Il caso
L'abito non farà il monaco, ma al monastero vestiti da spiaggia non ci si presenta. Così è anche per uno dei luoghi sacri della legge, la Procura: per «esigenze di decoro e di rispetto della persona», divieto d'ingresso in vicolo San Marcellino a canottati e ciabattanti, a uomini in shorts e a donne in braghette e top, in pareo o minimissima mini. Un elenco ufficiale e dettagliato del guardaroba interdetto non è stato volutamente stilato, ma è facile supporre che i suindicati siano tra i «capi di abbigliamento eccessivamente “disinvolti”, che evocano località balneari» ai quali si riferisce il procuratore della Repubblica Alfonso D'Avino in una circolare indirizzata il 4 luglio all'istituto di vigilanza incaricato di fare da filtro e garantire la sicurezza all’ingresso.
Le guardie giurate ora sono chiamate a impedire l’accesso in Procura anche a volgarità e sguaiatezza. Esistesse un «detector» in grado di rilevare in modo inequivocabile anche queste piaghe pandemiche nel panorama quotidiano, sarebbe tutto più semplice. Qui invece siamo nel campo della soggettività, ed è facile immaginare a quante discussioni si andrà incontro: arduo farsi intendere da chi per primo non sia in grado di capire la differenza tra ciò che è consono a un luogo e ciò che non lo è. Mentre l’estate rovente fornisce un'attenuante relativa. Tra casa, auto e ufficio, si rimbalza attraverso climatizzazioni in serie che trascinano in un attimo dall’equatore al polo: sudati si passa da un inverno in miniatura all’altro.

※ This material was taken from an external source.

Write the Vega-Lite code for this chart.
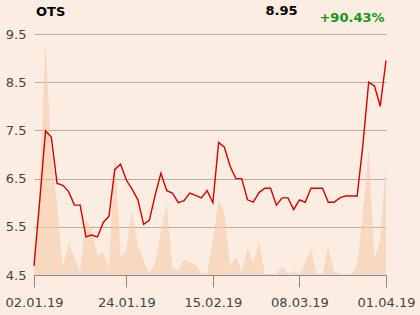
{
  "$schema": "https://vega.github.io/schema/vega-lite/v6.json",
  "width": 352,
  "height": 241,
  "autosize": {"type": "none"},
  "padding": {"left": 34, "top": 34, "right": 34, "bottom": 40},
  "background": "#fcede2",
  "config": {"view": {"stroke": null}, "font": "DejaVu Sans"},
  "data": {"values": [
    {"d": "02.01.19", "p": 4.69, "v": 120},
    {"d": "03.01.19", "p": 6.05, "v": 900},
    {"d": "04.01.19", "p": 7.49, "v": 2330},
    {"d": "07.01.19", "p": 7.36, "v": 1200},
    {"d": "08.01.19", "p": 6.40, "v": 700},
    {"d": "09.01.19", "p": 6.36, "v": 70},
    {"d": "10.01.19", "p": 6.23, "v": 320},
    {"d": "11.01.19", "p": 5.95, "v": 180},
    {"d": "14.01.19", "p": 5.95, "v": 30},
    {"d": "15.01.19", "p": 5.29, "v": 550},
    {"d": "16.01.19", "p": 5.33, "v": 460},
    {"d": "17.01.19", "p": 5.29, "v": 190},
    {"d": "18.01.19", "p": 5.59, "v": 230},
    {"d": "21.01.19", "p": 5.72, "v": 70},
    {"d": "22.01.19", "p": 6.69, "v": 1220},
    {"d": "23.01.19", "p": 6.80, "v": 180},
    {"d": "24.01.19", "p": 6.47, "v": 250},
    {"d": "25.01.19", "p": 6.28, "v": 630},
    {"d": "28.01.19", "p": 6.06, "v": 300},
    {"d": "29.01.19", "p": 5.55, "v": 150},
    {"d": "30.01.19", "p": 5.64, "v": 20},
    {"d": "31.01.19", "p": 6.16, "v": 130},
    {"d": "04.02.19", "p": 6.61, "v": 430},
    {"d": "05.02.19", "p": 6.25, "v": 720},
    {"d": "06.02.19", "p": 6.20, "v": 70},
    {"d": "07.02.19", "p": 6.00, "v": 50},
    {"d": "08.02.19", "p": 6.04, "v": 160},
    {"d": "11.02.19", "p": 6.20, "v": 130},
    {"d": "12.02.19", "p": 6.15, "v": 100},
    {"d": "13.02.19", "p": 6.10, "v": 20},
    {"d": "14.02.19", "p": 6.25, "v": 10},
    {"d": "15.02.19", "p": 6.00, "v": 350},
    {"d": "18.02.19", "p": 7.25, "v": 750},
    {"d": "19.02.19", "p": 7.15, "v": 620},
    {"d": "20.02.19", "p": 6.75, "v": 90},
    {"d": "21.02.19", "p": 6.50, "v": 180},
    {"d": "22.02.19", "p": 6.50, "v": 30},
    {"d": "25.02.19", "p": 6.06, "v": 270},
    {"d": "26.02.19", "p": 6.01, "v": 110},
    {"d": "27.02.19", "p": 6.21, "v": 330},
    {"d": "28.02.19", "p": 6.30, "v": 10},
    {"d": "01.03.19", "p": 6.30, "v": 10},
    {"d": "04.03.19", "p": 5.95, "v": 5},
    {"d": "05.03.19", "p": 6.10, "v": 90},
    {"d": "06.03.19", "p": 6.10, "v": 10},
    {"d": "07.03.19", "p": 5.86, "v": 40},
    {"d": "08.03.19", "p": 6.06, "v": 10},
    {"d": "11.03.19", "p": 6.01, "v": 120},
    {"d": "12.03.19", "p": 6.30, "v": 260},
    {"d": "13.03.19", "p": 6.30, "v": 10},
    {"d": "14.03.19", "p": 6.30, "v": 10},
    {"d": "18.03.19", "p": 6.01, "v": 280},
    {"d": "19.03.19", "p": 6.01, "v": 40},
    {"d": "20.03.19", "p": 6.10, "v": 10},
    {"d": "21.03.19", "p": 6.14, "v": 5},
    {"d": "22.03.19", "p": 6.14, "v": 5},
    {"d": "25.03.19", "p": 6.14, "v": 110},
    {"d": "26.03.19", "p": 7.20, "v": 600},
    {"d": "27.03.19", "p": 8.50, "v": 1280},
    {"d": "28.03.19", "p": 8.42, "v": 150},
    {"d": "29.03.19", "p": 8.00, "v": 350},
    {"d": "01.04.19", "p": 8.95, "v": 1120}
  ]},
  "encoding": {
    "x": {
      "field": "d", "type": "ordinal", "sort": null,
      "scale": {"type": "point", "padding": 0},
      "axis": {
        "values": ["02.01.19", "24.01.19", "15.02.19", "08.03.19", "01.04.19"],
        "labelAngle": 0, "labelFontSize": 13, "labelColor": "#444444", "labelFont": "DejaVu Sans",
        "labelPadding": 9, "labelOverlap": false, "labelFlush": false,
        "tickSize": 12, "tickColor": "#8a8a8a", "domainColor": "#8a8a8a", "grid": false,
        "title": "8.95", "titleX": 263, "titleY": -261, "titleAlign": "right", "titleAnchor": null,
        "titleBaseline": "alphabetic", "titleFontSize": 13, "titleFontWeight": "bold",
        "titleColor": "#000000", "titleFont": "DejaVu Sans"
      }
    }
  },
  "layer": [
    {
      "mark": {"type": "area", "color": "#f5c9a8", "opacity": 0.6, "interpolate": "linear"},
      "encoding": {
        "y": {
          "field": "v", "type": "quantitative",
          "scale": {"domain": [0, 2410], "nice": false, "zero": true},
          "axis": {
            "orient": "right", "labels": false, "ticks": false, "domain": false, "grid": false,
            "title": "+90.43%", "titleAngle": 0, "titleX": -2, "titleY": -12.5,
            "titleAlign": "right", "titleBaseline": "alphabetic", "titleAnchor": null,
            "titleFontSize": 13, "titleFontWeight": "bold", "titleColor": "#129912", "titleFont": "DejaVu Sans"
          }
        }
      }
    },
    {
      "mark": {"type": "line", "color": "#d40000", "strokeWidth": 1.4, "interpolate": "linear"},
      "encoding": {
        "y": {
          "field": "p", "type": "quantitative",
          "scale": {"domain": [4.5, 9.5], "nice": false, "zero": false},
          "axis": {
            "orient": "left", "values": [4.5, 5.5, 6.5, 7.5, 8.5, 9.5], "format": ".1f",
            "grid": true, "gridColor": "#b5afa9", "gridWidth": 1,
            "domain": false, "ticks": false, "labelPadding": 8,
            "labelFontSize": 13, "labelColor": "#444444", "labelFont": "DejaVu Sans",
            "title": "OTS", "titleAngle": 0, "titleX": 1.5, "titleY": -19,
            "titleAlign": "left", "titleBaseline": "alphabetic", "titleAnchor": null,
            "titleFontSize": 13, "titleFontWeight": "bold", "titleColor": "#000000", "titleFont": "DejaVu Sans"
          }
        }
      }
    }
  ],
  "resolve": {"scale": {"y": "independent"}, "axis": {"y": "independent"}}
}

Per conoscenza, la circolare affissa all’ingresso di vicolo San Marcellino 5 e pubblicata nel sito della Procura, è stata inviata anche ai magistrati (togati e onorari), al personale amministrativo, alle forze di polizia giudiziaria e a chi si occupa dei servizi telematici oltre che ai presidente del Tribunale e del consiglio dell'Ordine degli avvocati e della Camera penale. Una questione, sottolinea D’Avino, «di difficile approccio, dovendosi evitare di scadere in facili moralismi». Ma da approcciare comunque, dopo due «segnalazioni ricevute: la prima, relativa a unità di personale amministrativo; la seconda a un praticante avvocato». Quest'ultimo - pare fosse in braghette e sandali Birkenstock - mentre gli veniva impedito d'entrare («opportunamente» ribadisce la circolare), avrebbe questionato in modo provocatorio, evocando l’imposizione di un vero e proprio «dress code». Niente affatto, sostiene il procuratore: «ed è per queste ragioni che, con la presente nota, non vengono impartite disposizioni di dettaglio (ovvero un elenco di capi di abbigliamento ammessi/consigliati/vietati), apparendo sufficiente il richiamo a regole di buon senso, prima che del vivere civile». Ciò vale per gli uffici in generale e, a maggior ragione, «per i luoghi - come la Procura della Repubblica - dove si amministrano affari giudiziari, il che richiede sobrietà e compostezza». Della serie, quando la forma è anche sostanza. Da qui, l’incarico all’istituto di vigilanza di «verificare che le persone che, a qualsiasi titolo, accedano all’Ufficio di Procura, abbiano un abbigliamento decoroso e rispettoso del luogo, per cui detto istituto è fin d’ora autorizzato a inibire l’accesso alle persone che indossino capi di abbigliamento “balneari”». Se poi qualcuno pensa alla Procura come a un’ultima spiaggia, questo è tutto un altro discorso.